La question de la formation des professionnels et managers est au cœur de la compétitivité. Le besoin de réactivité, de l’adaptabilité demandée se traduit par une obligation de formation accrue. L’accès à une action de formation doit être est garanti pour ceux qui n’en ont pas suivi depuis au moins 3 ans. Dans les petites et moyennes entreprises, ce droit est organisé par abondement du Compte personnel de formation et un renforcement de l’effectivité du départ en formation. L’accès à la formation pour bien manager et d’une plus grande part laissée à l’alternance doit être inscrit dans les négociations de branches pour en faire une quasi-obligation.
La mobilité professionnelle est une composante de l’activité. Elle doit pouvoir s’exercer au sein de l’entreprise ou à l’extérieur. Entretien professionnel, bilan de parcours, conseil en évolution, sont autant de droits et de devoirs, pour lesquels les cadres doivent pouvoir s’appuyer sur les services de leur association, l’APEC.
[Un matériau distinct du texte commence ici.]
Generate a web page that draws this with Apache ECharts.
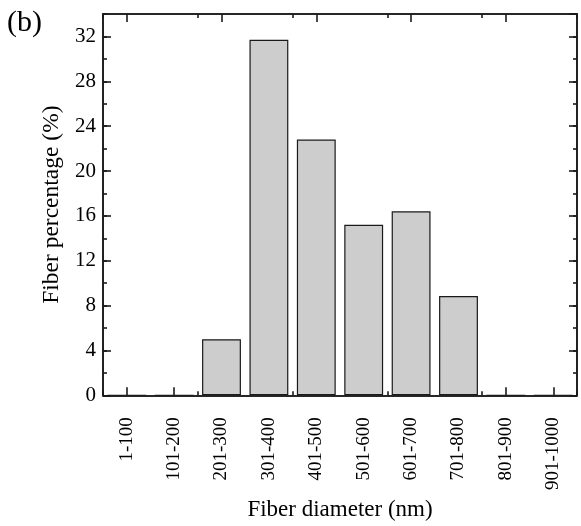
<!DOCTYPE html>
<html>
<head>
<meta charset="utf-8">
<script src="https://cdn.jsdelivr.net/npm/echarts@6/dist/echarts.min.js"></script>
<style>
  html, body { margin: 0; padding: 0; background: #fff; }
  #chart { width: 581px; height: 526px; }
</style>
</head>
<body>
<div id="chart"></div>
<script>
// Fiber diameter distribution (histogram of percentages per 100 nm bin)
const categories = ['1-100', '101-200', '201-300', '301-400', '401-500',
                    '501-600', '601-700', '701-800', '801-900', '901-1000'];
const percentages = [0, 0, 5.0, 31.7, 22.8, 15.2, 16.4, 8.85, 0, 0];
const yMin = 0;
const yMax = 34;
const yMajorStep = 4;
const yMinorStep = 2;

const FONT = "'Liberation Serif', 'Times New Roman', serif";
const INK = '#1a1a1a';

const chart = echarts.init(document.getElementById('chart'), null, { renderer: 'canvas' });

const line = { show: true, onZero: false, lineStyle: { color: INK, width: 1.6 } };

// Category axis; "major" ticks sit on bin centres, minor ticks on bin edges
function catAxis(position, major, withLabels) {
  return {
    type: 'category',
    position: position,
    data: categories,
    boundaryGap: true,
    axisLine: line,
    axisTick: {
      show: true,
      inside: true,
      alignWithLabel: major,
      length: major ? 8 : 4,
      lineStyle: { color: INK, width: 1.6 }
    },
    axisLabel: withLabels ? {
      show: true,
      rotate: 90,
      interval: 0,
      margin: 22,
      color: '#000',
      fontFamily: FONT,
      fontSize: 19
    } : { show: false },
    splitLine: { show: false }
  };
}

// Value axis; a long-tick copy every 4 % and a short-tick copy every 2 %
function valAxis(position, step, major, withLabels) {
  return {
    type: 'value',
    position: position,
    min: yMin,
    max: yMax,
    interval: step,
    axisLine: line,
    axisTick: {
      show: true,
      inside: true,
      length: major ? 8 : 4,
      lineStyle: { color: INK, width: 1.6 }
    },
    axisLabel: withLabels ? {
      show: true,
      margin: 7,
      color: '#000',
      fontFamily: FONT,
      fontSize: 21,
      showMaxLabel: false,
      formatter: v => (v % yMajorStep === 0 ? String(v) : '')
    } : { show: false },
    splitLine: { show: false }
  };
}

const xAxes = [
  Object.assign(catAxis('bottom', true, true), {
    name: 'Fiber diameter (nm)',
    nameLocation: 'middle',
    nameGap: 101,
    nameTextStyle: { color: '#000', fontFamily: FONT, fontSize: 23 }
  }),
  catAxis('bottom', false, false),
  catAxis('top', true, false),
  catAxis('top', false, false)
];

const yAxes = [
  Object.assign(valAxis('left', yMajorStep, true, true), {
    name: 'Fiber percentage (%)',
    nameLocation: 'middle',
    nameGap: 37,
    nameTextStyle: { color: '#000', fontFamily: FONT, fontSize: 23.5 }
  }),
  valAxis('left', yMinorStep, false, false),
  valAxis('right', yMajorStep, true, false),
  valAxis('right', yMinorStep, false, false)
];

chart.setOption({
  animation: false,
  backgroundColor: '#fff',
  grid: { left: 103, right: 4, top: 14, bottom: 127, containLabel: false },
  xAxis: xAxes,
  yAxis: yAxes,
  graphic: [{
    type: 'text',
    left: 7,
    top: 8,
    style: { text: '(b)', fill: '#000', font: '30px ' + FONT }
  }],
  series: [{
    type: 'bar',
    xAxisIndex: 0,
    yAxisIndex: 0,
    data: percentages,
    barCategoryGap: '18%',
    itemStyle: { color: '#cdcdcd', borderColor: INK, borderWidth: 1.2 }
  }]
});
</script>
</body>
</html>
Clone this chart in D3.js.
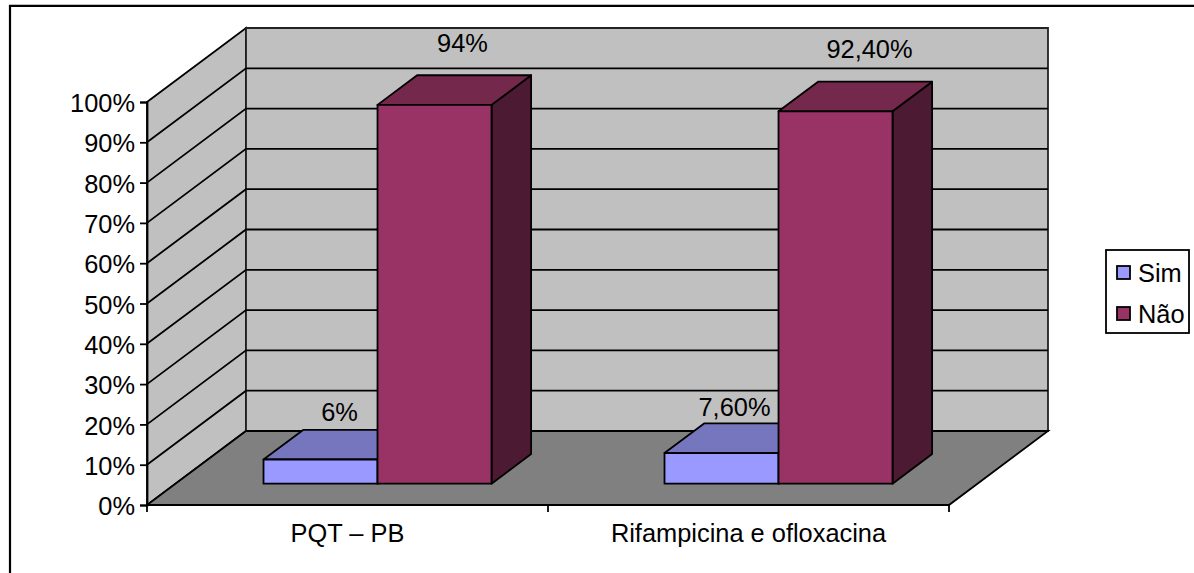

La question de la fin du contrat de travail, des conditions de départ, de la durée du préavis et du montant de l’indemnité de départ doivent tenir compte de l’ancienneté, des fonctions exercées et de l’engagement dans la fonction. Pour la rupture conventionnelle, un droit est ouvert au bénéfice du salarié sous réserve d’une condition d’ancienneté définie par les branches. De même, l’aménagement de la fin de carrière doit permettre de sécuriser la transition vie professionnelle/retraite.
L’entretien d’évaluation est un rendez-vous essentiel qui doit avoir lieu au moins une fois par an. Il doit favoriser la liberté d’expression et contribuer à améliorer l’organisation du travail. Pour les managers, l’entretien est un véritable acte de management qui doit être reconnu et pris en compte dans les missions.
La question de l’existence d’une représentation dédiée (collège spécifique, délégué syndical supplémentaire…) se pose comme une nécessité au vu de la réalité sociologique qui a vu exploser le nombre de managers et d’experts. Pour les TPE (très petites entreprises), la question de la place des cadres dans les Commissions paritaires régionales interprofessionnelles (CPRI) doit être traitée par un collège dédié. Enfin, au niveau des prud’hommes, l’existence d’un collège encadrement doit être adaptée aux nouvelles règles de désignation par les organisations et basée sur la représentativité nationale.
LE MODE OPÉRATOIRE
La négociation interprofessionnelle doit prévoir la définition d’un cadre de référence avec un engagement de négociations dans les branches professionnelles. La date butoir de la mise en cohérence des textes est fixée au 1er janvier 2018. Des engagements en termes d’égalité professionnelle hommes/femmes, de non-discrimination, de taux d’activité des seniors, d’insertion professionnelle des jeunes sont fixés au plan national interprofessionnel. Un comité de suivi paritaire est mis en place.